This project focuses on sentiment analysis of ChatGPT reviews collected from the AppStore. The system analyzes the sentiment of user reviews and classifies them into positive, negative, or neutral categories.
Sentiment analysis plays a crucial role in understanding public opinion and can provide valuable insights for businesses, marketing campaigns, and decision-making processes.
The dataset for this project was sourced from the AppStore, a popular platform for iOS applications. It consists of user reviews for ChatGPT App.

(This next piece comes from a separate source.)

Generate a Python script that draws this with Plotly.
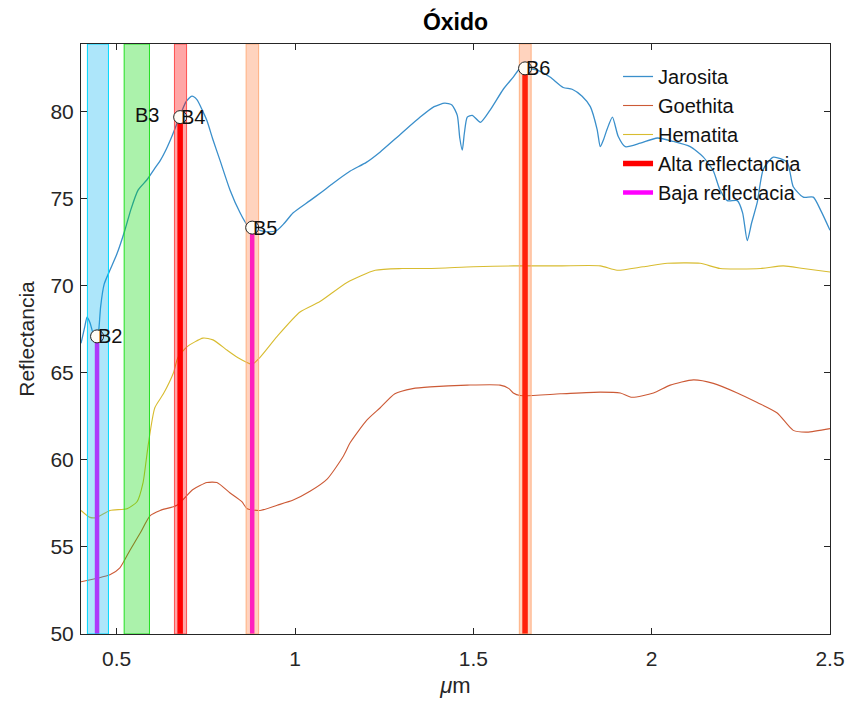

Each review includes the date,review title,review text and the corresponding rating given by the user.
Collected Data can be find here.
- Python
- Jupyter
- Data Collection: app_store_scraper
- Data Manipulation: Pandas, numpy
- Data Preprocessing: imblearn
- Machine Learning: scikit, xgboost
- Natural Language Processing: spacy, re, nltk
- Data Visualisation: matplotlib, seaborn, wordcloud
- Data collection: Collected the ChatGPT reviews data from AppStore.
- Data Preprocessing: Cleaned and preprocessed the raw text data to make it suitable for analysis. Steps include:
- Removed punctuation, special characters, emojis, stopwords and irrelevant information.
- Tokenization: Splitting the text into individual words or tokens.
- Normalization: Applied lemmatization to reduce words to their base or root form.
- Categorizing the reviews based on their star ratings: 5 and 4 stars as positive sentiment, 3 stars as neutral sentiment, and 1 and 2 stars as negative sentiment.
- Handled Imbalanced Data: Sentiment classes in the dataset were imbalanced (e.g., significantly more positive reviews compared t negative reviews and neutral reviews), addressed the issue using techniques such as Synthetic Minority Over-sampling Technique (SMOTE).
- Data Visualization: Visualized the reviews, positive, negative, and neutral sentiment using word clouds. This provided an intuitive representation of the most frequent and impactful words associated with each sentiment category.
- Model Training: Implemented and trained various machine learning algorithms such as logistic regression, Multinomial NB, random forests, and XGB.
- Model Evaluation: Assessed the performance of each model using metrics such as accuracy, precision, recall, F1-score. Selected the best-performing model.
Based on the evaluation results, the best-performing model was XGBoost which achieved an accuracy of 87% and F1-score of more than 85%.
- Increase the Training Data: Collect more diverse and representative user reviews to expand the training dataset. This can help improve the model's generalization and performance on a wider range of reviews.
- Fine-tune the Model: Experiment with different fine-tuning techniques and hyperparameter tuning to enhance the performance of the sentiment analysis model.
- Explore Different Language Models: There are various pre-trained models available, such as BERT, GPT-2, or RoBERTa, which might provide different insights and performance for sentiment analysis tasks.